Aside from the fact that she has a hysterical sense of humor, she also just
doesn't speak perfect English just yet, so she'll say things like, "Vy do
Americans use so much... eh, vat do you call it? Pancake sauce?"
(referring to syrup.) The other companionship are amazing too, I'll tell you
more about them in later emails (: We have two converts (Elder Harolson and
Sister Riggs,) who have such powerful testimonies, one boy who definitely has
the gift of tongues (Elder Trane) a super funny brother who acts EXACTLY like
cousin Ricky (Brother Murakami,) and a really sweet football-playing giant of
an Elder who we called Ooki Chourou until we decided that it was probably
offensive.

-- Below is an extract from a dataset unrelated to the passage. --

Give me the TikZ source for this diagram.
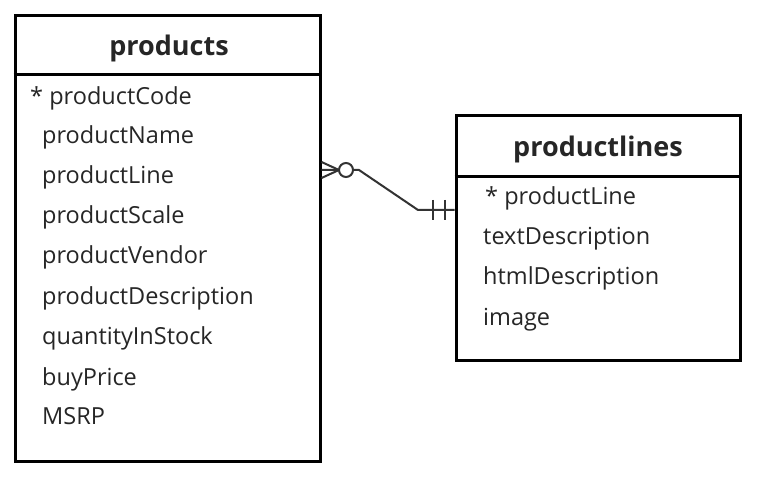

Sister Morr has a super powerful testimony and came on a
mission at age 23 because of some intense revelation, and then there's
me. I'm just me.
Actually, I know TONS more Japanese
than anyone else. On top of that, I really feel my patriarchal blessing
manifesting itself as I teach. Concepts that our teacher can't convey to
the Chourou and Shimai, I somehow just know exactly what to say. We all
compliment each other so much, it was definitely inspired that we be a
district.
So, my P-Day is today (Thursday.) I
didn't get one last week, which is why I didn't have a chance to respond to any
of you. As for letters, the people who sent me physical or Dear Elder
letters are the bestest ever. I can read those any time, and without them
I would've had a much harder time this first week. Feel free to send them
lots (hint hint) because each one is like a Christmas present, they make my day.
I have lots of other things to say,
but as for now, I just love all you guys. Especially my mama and papa and
family. And everyone else...
Please pray
for me! I may be good at the language, but I'm not that good!